All of the material should be reproduced exactly, with pictures left out.

○ ○ ○ ○

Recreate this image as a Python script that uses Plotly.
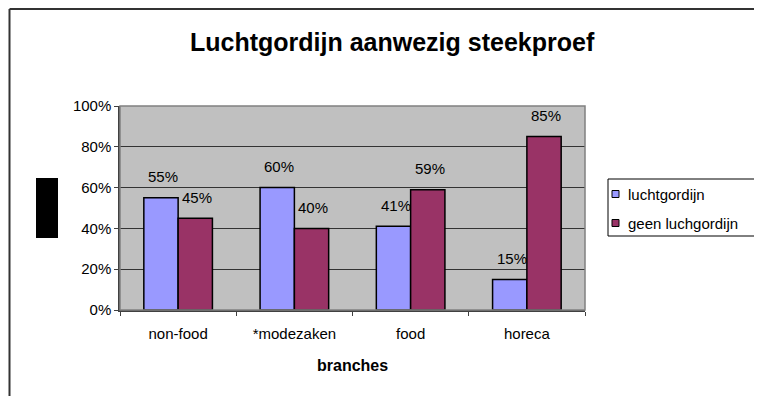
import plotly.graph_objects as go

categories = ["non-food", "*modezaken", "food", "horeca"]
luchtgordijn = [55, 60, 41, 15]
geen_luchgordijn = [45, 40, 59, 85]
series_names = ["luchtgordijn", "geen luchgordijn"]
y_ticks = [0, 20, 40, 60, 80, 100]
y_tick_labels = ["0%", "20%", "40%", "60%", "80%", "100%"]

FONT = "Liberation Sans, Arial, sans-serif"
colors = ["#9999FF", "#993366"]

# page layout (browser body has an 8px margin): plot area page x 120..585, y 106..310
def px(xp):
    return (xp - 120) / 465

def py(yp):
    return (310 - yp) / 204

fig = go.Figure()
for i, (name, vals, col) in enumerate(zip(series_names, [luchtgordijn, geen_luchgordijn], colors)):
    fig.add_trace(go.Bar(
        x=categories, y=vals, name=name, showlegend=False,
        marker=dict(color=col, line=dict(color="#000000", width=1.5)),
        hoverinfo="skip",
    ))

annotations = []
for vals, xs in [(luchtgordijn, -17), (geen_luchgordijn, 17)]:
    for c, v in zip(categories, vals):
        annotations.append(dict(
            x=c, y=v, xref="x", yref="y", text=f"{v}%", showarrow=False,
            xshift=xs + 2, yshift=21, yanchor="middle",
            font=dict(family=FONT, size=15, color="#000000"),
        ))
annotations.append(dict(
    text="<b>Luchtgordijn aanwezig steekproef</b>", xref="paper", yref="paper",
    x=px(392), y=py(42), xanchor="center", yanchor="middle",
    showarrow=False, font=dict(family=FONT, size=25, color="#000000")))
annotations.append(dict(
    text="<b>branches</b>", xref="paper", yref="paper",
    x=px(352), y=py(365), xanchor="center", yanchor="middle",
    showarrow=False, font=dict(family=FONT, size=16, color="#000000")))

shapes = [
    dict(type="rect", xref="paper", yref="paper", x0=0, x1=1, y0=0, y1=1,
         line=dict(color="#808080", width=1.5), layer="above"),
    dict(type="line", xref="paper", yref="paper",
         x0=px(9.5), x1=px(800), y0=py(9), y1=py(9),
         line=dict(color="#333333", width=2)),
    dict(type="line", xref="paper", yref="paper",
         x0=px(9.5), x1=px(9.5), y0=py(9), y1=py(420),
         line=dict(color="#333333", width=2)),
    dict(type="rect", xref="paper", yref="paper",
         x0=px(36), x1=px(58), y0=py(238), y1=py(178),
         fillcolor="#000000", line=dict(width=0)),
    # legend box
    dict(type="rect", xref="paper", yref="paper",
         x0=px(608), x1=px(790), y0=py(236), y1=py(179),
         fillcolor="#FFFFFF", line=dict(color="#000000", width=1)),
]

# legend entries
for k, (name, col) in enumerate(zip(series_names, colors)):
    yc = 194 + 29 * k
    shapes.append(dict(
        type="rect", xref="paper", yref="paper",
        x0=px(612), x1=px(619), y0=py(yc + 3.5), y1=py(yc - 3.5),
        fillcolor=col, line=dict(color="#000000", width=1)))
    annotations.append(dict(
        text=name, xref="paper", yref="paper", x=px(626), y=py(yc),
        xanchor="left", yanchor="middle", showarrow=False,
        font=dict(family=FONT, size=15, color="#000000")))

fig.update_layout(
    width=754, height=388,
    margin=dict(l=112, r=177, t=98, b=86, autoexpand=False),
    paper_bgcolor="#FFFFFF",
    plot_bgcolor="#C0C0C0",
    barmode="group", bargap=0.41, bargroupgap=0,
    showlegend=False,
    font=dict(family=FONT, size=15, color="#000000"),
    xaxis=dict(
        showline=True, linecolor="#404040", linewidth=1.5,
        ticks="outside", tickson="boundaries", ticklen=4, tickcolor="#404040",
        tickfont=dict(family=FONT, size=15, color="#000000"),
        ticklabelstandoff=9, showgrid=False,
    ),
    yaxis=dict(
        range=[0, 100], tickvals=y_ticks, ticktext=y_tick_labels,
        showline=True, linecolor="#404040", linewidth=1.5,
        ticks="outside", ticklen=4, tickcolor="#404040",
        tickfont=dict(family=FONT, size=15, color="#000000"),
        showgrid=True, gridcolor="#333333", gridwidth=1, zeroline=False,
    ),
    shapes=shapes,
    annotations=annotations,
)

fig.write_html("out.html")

○ ○ ○ ○

▶ _RESPONSE FOR THIS EXERCISE_:
Recreate this image as a Python script that uses Plotly.
import plotly.graph_objects as go

categories = ["non-food", "*modezaken", "food", "horeca"]
luchtgordijn = [55, 60, 41, 15]
geen_luchgordijn = [45, 40, 59, 85]
series_names = ["luchtgordijn", "geen luchgordijn"]
y_ticks = [0, 20, 40, 60, 80, 100]
y_tick_labels = ["0%", "20%", "40%", "60%", "80%", "100%"]

FONT = "Liberation Sans, Arial, sans-serif"
colors = ["#9999FF", "#993366"]

# page layout (browser body has an 8px margin): plot area page x 120..585, y 106..310
def px(xp):
    return (xp - 120) / 465

def py(yp):
    return (310 - yp) / 204

fig = go.Figure()
for i, (name, vals, col) in enumerate(zip(series_names, [luchtgordijn, geen_luchgordijn], colors)):
    fig.add_trace(go.Bar(
        x=categories, y=vals, name=name, showlegend=False,
        marker=dict(color=col, line=dict(color="#000000", width=1.5)),
        hoverinfo="skip",
    ))

annotations = []
for vals, xs in [(luchtgordijn, -17), (geen_luchgordijn, 17)]:
    for c, v in zip(categories, vals):
        annotations.append(dict(
            x=c, y=v, xref="x", yref="y", text=f"{v}%", showarrow=False,
            xshift=xs + 2, yshift=21, yanchor="middle",
            font=dict(family=FONT, size=15, color="#000000"),
        ))
annotations.append(dict(
    text="<b>Luchtgordijn aanwezig steekproef</b>", xref="paper", yref="paper",
    x=px(392), y=py(42), xanchor="center", yanchor="middle",
    showarrow=False, font=dict(family=FONT, size=25, color="#000000")))
annotations.append(dict(
    text="<b>branches</b>", xref="paper", yref="paper",
    x=px(352), y=py(365), xanchor="center", yanchor="middle",
    showarrow=False, font=dict(family=FONT, size=16, color="#000000")))

shapes = [
    dict(type="rect", xref="paper", yref="paper", x0=0, x1=1, y0=0, y1=1,
         line=dict(color="#808080", width=1.5), layer="above"),
    dict(type="line", xref="paper", yref="paper",
         x0=px(9.5), x1=px(800), y0=py(9), y1=py(9),
         line=dict(color="#333333", width=2)),
    dict(type="line", xref="paper", yref="paper",
         x0=px(9.5), x1=px(9.5), y0=py(9), y1=py(420),
         line=dict(color="#333333", width=2)),
    dict(type="rect", xref="paper", yref="paper",
         x0=px(36), x1=px(58), y0=py(238), y1=py(178),
         fillcolor="#000000", line=dict(width=0)),
    # legend box
    dict(type="rect", xref="paper", yref="paper",
         x0=px(608), x1=px(790), y0=py(236), y1=py(179),
         fillcolor="#FFFFFF", line=dict(color="#000000", width=1)),
]

# legend entries
for k, (name, col) in enumerate(zip(series_names, colors)):
    yc = 194 + 29 * k
    shapes.append(dict(
        type="rect", xref="paper", yref="paper",
        x0=px(612), x1=px(619), y0=py(yc + 3.5), y1=py(yc - 3.5),
        fillcolor=col, line=dict(color="#000000", width=1)))
    annotations.append(dict(
        text=name, xref="paper", yref="paper", x=px(626), y=py(yc),
        xanchor="left", yanchor="middle", showarrow=False,
        font=dict(family=FONT, size=15, color="#000000")))

fig.update_layout(
    width=754, height=388,
    margin=dict(l=112, r=177, t=98, b=86, autoexpand=False),
    paper_bgcolor="#FFFFFF",
    plot_bgcolor="#C0C0C0",
    barmode="group", bargap=0.41, bargroupgap=0,
    showlegend=False,
    font=dict(family=FONT, size=15, color="#000000"),
    xaxis=dict(
        showline=True, linecolor="#404040", linewidth=1.5,
        ticks="outside", tickson="boundaries", ticklen=4, tickcolor="#404040",
        tickfont=dict(family=FONT, size=15, color="#000000"),
        ticklabelstandoff=9, showgrid=False,
    ),
    yaxis=dict(
        range=[0, 100], tickvals=y_ticks, ticktext=y_tick_labels,
        showline=True, linecolor="#404040", linewidth=1.5,
        ticks="outside", ticklen=4, tickcolor="#404040",
        tickfont=dict(family=FONT, size=15, color="#000000"),
        showgrid=True, gridcolor="#333333", gridwidth=1, zeroline=False,
    ),
    shapes=shapes,
    annotations=annotations,
)

fig.write_html("out.html")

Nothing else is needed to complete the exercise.